The video got both positive and negative feedback: some mocked the lyrics as ridiculous, while others respected Da Kid Wrek for wanting to represent the town. Either way, the campus was excited for this long overdue show. It delivered; The first ’Sco show of the semester united Oberlin students and townspeople alike, and all were blown away.
To some people’s disappointment, Da Kid Wrek himself was only a very small portion of the show. Friday served more as a showcase of hip-hop artists from both the immediate Oberlin area and the rest of Lorain County. These artists included G.P. Young O, Half, Yo Teezy, CT and Da Kid Wrek, all accompanied by various other artists. Each performer did a 20-minute set, which kept the audience entertained and efficiently displayed a variety of styles and artists.
The show turned out to be a major success. People started trickling into the ’Sco as soon as it opened and it remained packed from beginning to end, despite some minor issues with Safety & Security concerning the room’s capacity. All of the performers were able to get the audience pumped up and dancing through the show’s finale, which had all the performers and some students dancing together onstage to the song praising their hometown and their college town.
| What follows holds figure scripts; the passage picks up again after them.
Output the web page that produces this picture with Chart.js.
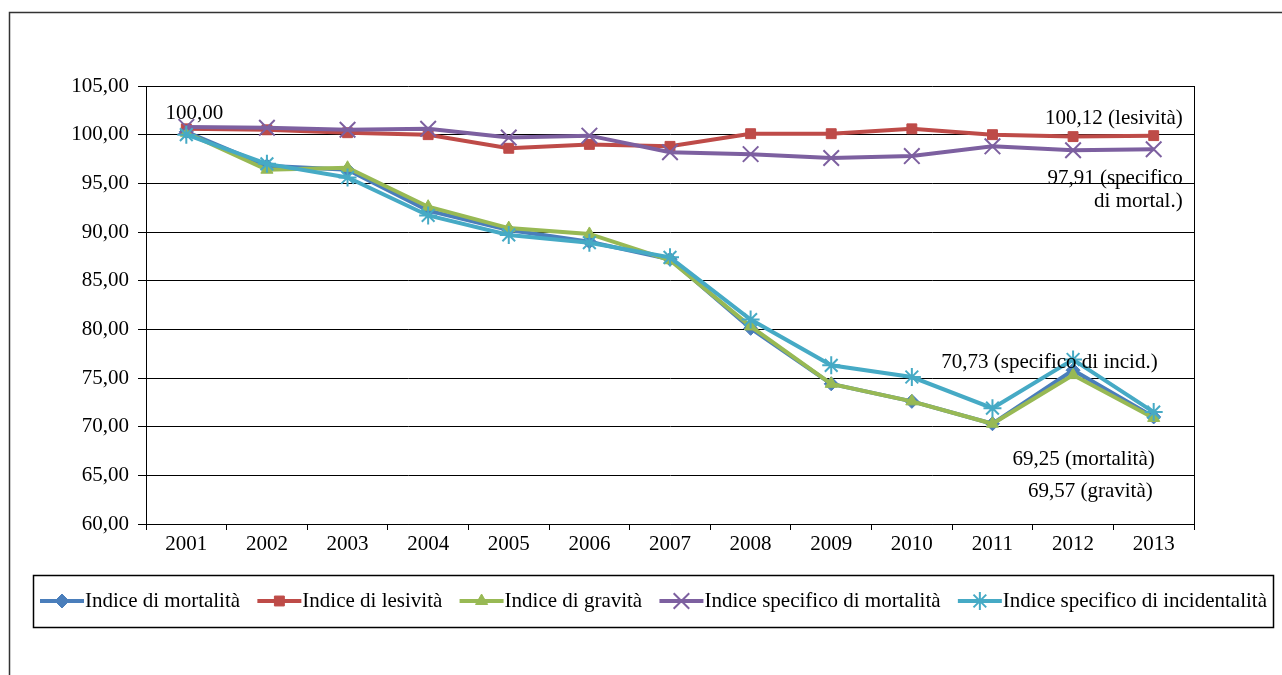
<!DOCTYPE html>
<html>
<head>
<meta charset="utf-8">
<title>Indici 2001-2013</title>
<script src="https://cdn.jsdelivr.net/npm/chart.js@4.4.1/dist/chart.umd.min.js"></script>
<style>
    body { margin: 0; background: #fff; }
    #wrap { position: relative; width: 1282px; height: 675px; }
</style>
</head>
<body>
<div id="wrap"><canvas id="indexChart" width="1282" height="675"></canvas></div>
<script>
// data (2001 = 100)
const years = ['2001', '2002', '2003', '2004', '2005', '2006', '2007', '2008', '2009', '2010', '2011', '2012', '2013'];
const mortalita     = [100.3, 96.8, 96.4, 92.2, 90.2, 89.0, 87.2, 80.1, 74.4, 72.6, 70.3, 75.8, 71.0];
const lesivita      = [100.6, 100.5, 100.2, 100.0, 98.6, 99.0, 98.8, 100.1, 100.1, 100.6, 100.0, 99.8, 99.9];
const gravita       = [100.2, 96.4, 96.6, 92.6, 90.4, 89.8, 87.1, 80.3, 74.4, 72.6, 70.3, 75.3, 70.9];
const specMortalita = [100.8, 100.7, 100.5, 100.6, 99.7, 99.9, 98.2, 98.0, 97.6, 97.8, 98.8, 98.4, 98.5];
const specIncid     = [100.0, 97.0, 95.6, 91.7, 89.7, 88.9, 87.4, 81.0, 76.3, 75.1, 71.9, 76.9, 71.5];
const yTicks = [60, 65, 70, 75, 80, 85, 90, 95, 100, 105];

// text notes: [text, year, value, align, x shift]
const notes = [
    ['100,00', '2001', 102.2, 'center', 8],
    ['100,12 (lesività)', '2013', 101.7, 'right', 29],
    ['97,91 (specifico', '2013', 95.5, 'right', 29],
    ['di mortal.)', '2013', 93.15, 'right', 29],
    ['70,73 (specifico di incid.)', '2013', 76.6, 'right', 4],
    ['69,25 (mortalità)', '2013', 66.6, 'right', 1],
    ['69,57 (gravità)', '2013', 63.35, 'right', -1]
];

const FONT = '"Liberation Serif", "Times New Roman", serif';
const FSIZE = 21;

function fmt(v) {
    return v.toFixed(2).replace('.', ',');
}

function drawMarker(ctx, ds, x, y) {
    ctx.save();
    ctx.fillStyle = ds.pointBackgroundColor;
    ctx.strokeStyle = ds.pointBorderColor;
    ctx.lineWidth = ds.pointBorderWidth;
    Chart.helpers.drawPoint(ctx, {
        pointStyle: ds.pointStyle,
        radius: ds.pointRadius,
        rotation: 0,
        borderWidth: ds.pointBorderWidth
    }, x, y);
    ctx.restore();
}

const decorPlugin = {
    id: 'decor',
    afterDraw(chart) {
        const ctx = chart.ctx;
        const area = chart.chartArea;
        const xs = chart.scales.x;
        const ys = chart.scales.y;
        ctx.save();

        // outer frame (left and top only are visible)
        ctx.strokeStyle = '#333';
        ctx.lineWidth = 1.5;
        ctx.beginPath();
        ctx.moveTo(9.5, 675);
        ctx.lineTo(9.5, 12.5);
        ctx.lineTo(1282, 12.5);
        ctx.stroke();

        // right border of plot area
        ctx.strokeStyle = '#000';
        ctx.lineWidth = 1;
        ctx.beginPath();
        ctx.moveTo(Math.round(area.right) + 0.5, area.top);
        ctx.lineTo(Math.round(area.right) + 0.5, area.bottom);
        ctx.stroke();

        // notes
        ctx.fillStyle = '#000';
        ctx.font = FSIZE + 'px ' + FONT;
        ctx.textBaseline = 'middle';
        notes.forEach(n => {
            const x = xs.getPixelForValue(years.indexOf(n[1])) + n[4];
            const y = ys.getPixelForValue(n[2]);
            ctx.textAlign = n[3];
            ctx.fillText(n[0], x, y);
        });

        // legend
        ctx.strokeStyle = '#000';
        ctx.lineWidth = 1.5;
        ctx.strokeRect(33.5, 575.5, 1240, 52);
        const lineLen = 44;
        const startX = 40, endX = 1266, ly = 601;
        const sets = chart.data.datasets;
        const widths = sets.map(d => ctx.measureText(d.label).width);
        const total = widths.reduce((a, b) => a + b, 0) + sets.length * lineLen;
        const gap = (endX - startX - total) / (sets.length - 1);
        let cx = startX;
        ctx.textAlign = 'left';
        sets.forEach((ds, i) => {
            ctx.strokeStyle = ds.borderColor;
            ctx.lineWidth = 4;
            ctx.beginPath();
            ctx.moveTo(cx, ly);
            ctx.lineTo(cx + lineLen, ly);
            ctx.stroke();
            drawMarker(ctx, ds, cx + lineLen / 2, ly);
            ctx.fillStyle = '#000';
            ctx.fillText(ds.label, cx + lineLen + 1, ly);
            cx += lineLen + widths[i] + gap;
        });
        ctx.restore();
    }
};

function series(label, data, color, style, radius, pbw, order) {
    return {
        label: label,
        data: data,
        borderColor: color,
        backgroundColor: color,
        borderWidth: 4,
        pointStyle: style,
        pointRadius: radius,
        pointHoverRadius: radius,
        pointBackgroundColor: color,
        pointBorderColor: color,
        pointBorderWidth: pbw,
        tension: 0,
        order: order
    };
}

const ctx = document.getElementById('indexChart').getContext('2d');
new Chart(ctx, {
    type: 'line',
    data: {
        labels: years,
        datasets: [
            series('Indice di mortalità', mortalita, '#4A7EBB', 'rectRot', 7, 1, 4),
            series('Indice di lesività', lesivita, '#BE4B48', 'rect', 7, 1, 3),
            series('Indice di gravità', gravita, '#98B954', 'triangle', 7, 1, 2),
            series('Indice specifico di mortalità', specMortalita, '#7D60A0', 'crossRot', 11, 2, 1),
            series('Indice specifico di incidentalità', specIncid, '#46AAC5', 'star', 9, 2, 0)
        ]
    },
    options: {
        responsive: false,
        animation: false,
        layout: { padding: { left: 0, top: 86, right: 88, bottom: 111 } },
        plugins: {
            legend: { display: false },
            tooltip: { enabled: false }
        },
        scales: {
            x: {
                offset: true,
                grid: { drawOnChartArea: false, drawTicks: true, tickLength: 6, color: '#000', offset: true },
                border: { color: '#000', width: 1 },
                ticks: { color: '#000', font: { family: FONT, size: FSIZE }, padding: 2, maxRotation: 0, autoSkip: false },
                afterFit(s) { s.height = 40; }
            },
            y: {
                min: 60,
                max: 105,
                afterBuildTicks(s) { s.ticks = yTicks.map(v => ({ value: v })); },
                grid: { color: '#000', lineWidth: 1, tickLength: 8 },
                border: { color: '#000', width: 1 },
                ticks: {
                    color: '#000',
                    font: { family: FONT, size: FSIZE },
                    padding: 9,
                    callback: v => fmt(v)
                },
                afterFit(s) { s.width = 146; }
            }
        }
    },
    plugins: [decorPlugin]
});
</script>
</body>
</html>
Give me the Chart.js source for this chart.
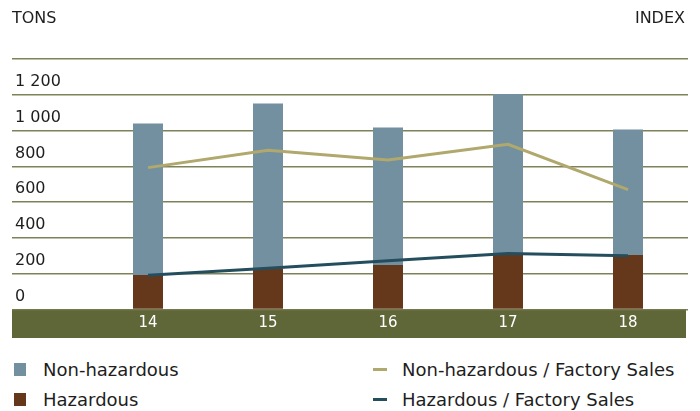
<!DOCTYPE html>
<html>
<head>
<meta charset="utf-8">
<script src="https://cdn.jsdelivr.net/npm/chart.js@4/dist/chart.umd.min.js"></script>
<style>
  html, body { margin: 0; padding: 0; background: #fff; }
  body { width: 700px; height: 411px; position: relative; overflow: hidden;
         font-family: "DejaVu Sans", sans-serif; color: #1e1e1e; }
  #wrap { position: absolute; left: 0; top: 0; width: 700px; height: 340px; }
  .axis-title { position: absolute; top: 8px; font-size: 16px; line-height: 20px; }
  #tons { left: 12px; }
  #index { right: 15px; }
  .item { position: absolute; height: 20px; line-height: 20px; font-size: 18px; white-space: nowrap; }
  .swatch { position: absolute; }
</style>
</head>
<body>
<div id="wrap"><canvas id="chart" width="700" height="340"></canvas></div>
<div class="axis-title" id="tons">TONS</div>
<div class="axis-title" id="index">INDEX</div>
<div id="legend"></div>
<script>
// Years on the category axis
const years = ['14', '15', '16', '17', '18'];
// Waste volumes, tons (stacked bars)
const hazardousTons = [193, 231, 249, 315, 305];
const nonHazardousTons = [846, 920, 768, 890, 701];
// Waste relative to factory sales, index (lines, right axis)
const nonHazardousIndex = [79.3, 89.0, 83.6, 92.3, 67.0];
const hazardousIndex = [19.2, 23.0, 27.2, 31.3, 30.0];
// Left axis tick labels (top gridline unlabeled)
const tonTicks = [0, 200, 400, 600, 800, 1000, 1200, 1400];
const tonTickLabels = ['0', '200', '400', '600', '800', '1 000', '1 200', ''];

const COLORS = {
  nonHaz: 'rgb(114,144,160)',
  haz: 'rgb(101,56,28)',
  nonHazLine: 'rgb(176,168,108)',
  hazLine: 'rgb(36,78,94)',
  band: 'rgb(95,102,56)',
  grid: 'rgba(112,116,70,0.9)'
};

Chart.defaults.font.family = "'DejaVu Sans', sans-serif";

// Olive strip behind the year labels
const axisBand = {
  id: 'axisBand',
  beforeDraw(chart) {
    const { ctx, chartArea, scales } = chart;
    ctx.save();
    ctx.fillStyle = COLORS.band;
    ctx.fillRect(12, chartArea.bottom, chartArea.right - 14, scales.x.bottom - chartArea.bottom);
    ctx.restore();
  }
};

const chart = new Chart(document.getElementById('chart'), {
  data: {
    labels: years,
    datasets: [
      { type: 'bar', label: 'Hazardous', data: hazardousTons, backgroundColor: COLORS.haz,
        yAxisID: 'y', order: 2, barPercentage: 0.25, categoryPercentage: 1, borderWidth: 0 },
      { type: 'bar', label: 'Non-hazardous', data: nonHazardousTons, backgroundColor: COLORS.nonHaz,
        yAxisID: 'y', order: 2, barPercentage: 0.25, categoryPercentage: 1, borderWidth: 0 },
      { type: 'line', label: 'Non-hazardous / Factory Sales', data: nonHazardousIndex,
        borderColor: COLORS.nonHazLine, backgroundColor: COLORS.nonHazLine, borderWidth: 3,
        pointRadius: 0, tension: 0, yAxisID: 'y1', order: 1 },
      { type: 'line', label: 'Hazardous / Factory Sales', data: hazardousIndex,
        borderColor: COLORS.hazLine, backgroundColor: COLORS.hazLine, borderWidth: 3,
        pointRadius: 0, tension: 0, yAxisID: 'y1', order: 1 }
    ]
  },
  options: {
    responsive: false,
    animation: false,
    devicePixelRatio: 1,
    layout: { padding: { top: 59, left: 15, right: 12, bottom: 2 } },
    plugins: { legend: { display: false }, tooltip: { enabled: false } },
    scales: {
      x: {
        stacked: true,
        grid: { display: false, drawTicks: false },
        border: { display: false },
        ticks: { color: '#ffffff', font: { size: 15 }, padding: 5 },
        afterFit(s) { s.height = 28.5; }
      },
      y: {
        stacked: true,
        position: 'left',
        min: 0, max: 1400,
        afterBuildTicks(s) { s.ticks = tonTicks.map(v => ({ value: v })); },
        grid: { color: COLORS.grid, lineWidth: 1.5, drawTicks: true, tickLength: 76 },
        border: { display: false },
        ticks: {
          autoSkip: false, crossAlign: 'far', labelOffset: -13, padding: 0,
          color: '#1e1e1e', font: { size: 16 },
          callback: (v, i) => tonTickLabels[i]
        },
        afterFit(s) { s.width = 73; }
      },
      y1: { display: false, min: 0, max: 140, stacked: false }
    }
  },
  plugins: [axisBand]
});

// Two-column legend below the chart
const legendLayout = [
  { ds: 1, left: 14, top: 360 },
  { ds: 0, left: 14, top: 390 },
  { ds: 2, left: 373, top: 360 },
  { ds: 3, left: 373, top: 390 }
];
const legendEl = document.getElementById('legend');
legendLayout.forEach(({ ds, left, top }) => {
  const d = chart.data.datasets[ds];
  const item = document.createElement('div');
  item.className = 'item';
  item.style.left = left + 'px';
  item.style.top = top + 'px';
  const sw = document.createElement('span');
  sw.className = 'swatch';
  if (d.type === 'bar') {
    Object.assign(sw.style, { left: '0px', top: '3px', width: '12px', height: '13px', background: d.backgroundColor });
  } else {
    Object.assign(sw.style, { left: '0px', top: '8px', width: '14px', height: '3px', background: d.borderColor });
  }
  const txt = document.createElement('span');
  txt.style.position = 'absolute';
  txt.style.left = '29px';
  txt.textContent = d.label;
  item.appendChild(sw);
  item.appendChild(txt);
  legendEl.appendChild(item);
});
</script>
</body>
</html>
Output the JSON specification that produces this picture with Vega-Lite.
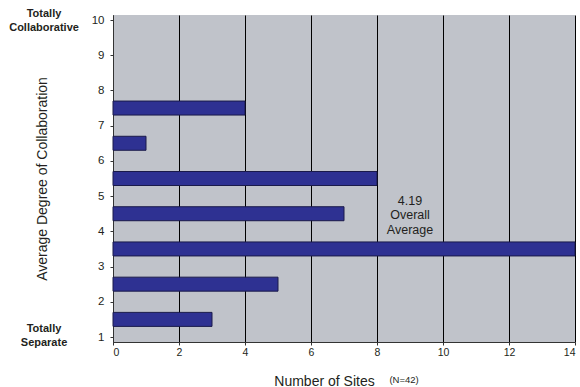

The show served its purpose as a meeting ground for musicians from the school and the city. While Da Kid Wrek has performed at venues of the same size, he said it was a blessing to be able to play at one of the most unique and top music colleges in the world and to present the city’s rich history to such a varied audience.
Furthermore, the show was not just about music, but also about a much needed integration of the College and the city. This is the third event organized by David B.I.G Hopkins II, who works at WOBC and is trying to create an underground music scene for Lorain County along with a new record label called NDO (No Days Off). He would like to do this with some help and backing from Oberlin College, making the success of this show even more important for him and the performers.
B.I.G. believes collaboration between the school and the city will be beneficial to both parties and will create a unique musical network and forum for new talent. Thanks to his hard work and the success of this show, it is likely that there will be more performances similar to this one throughout the semester showcasing neighborhood talent and further bridging the gap between the city and the College.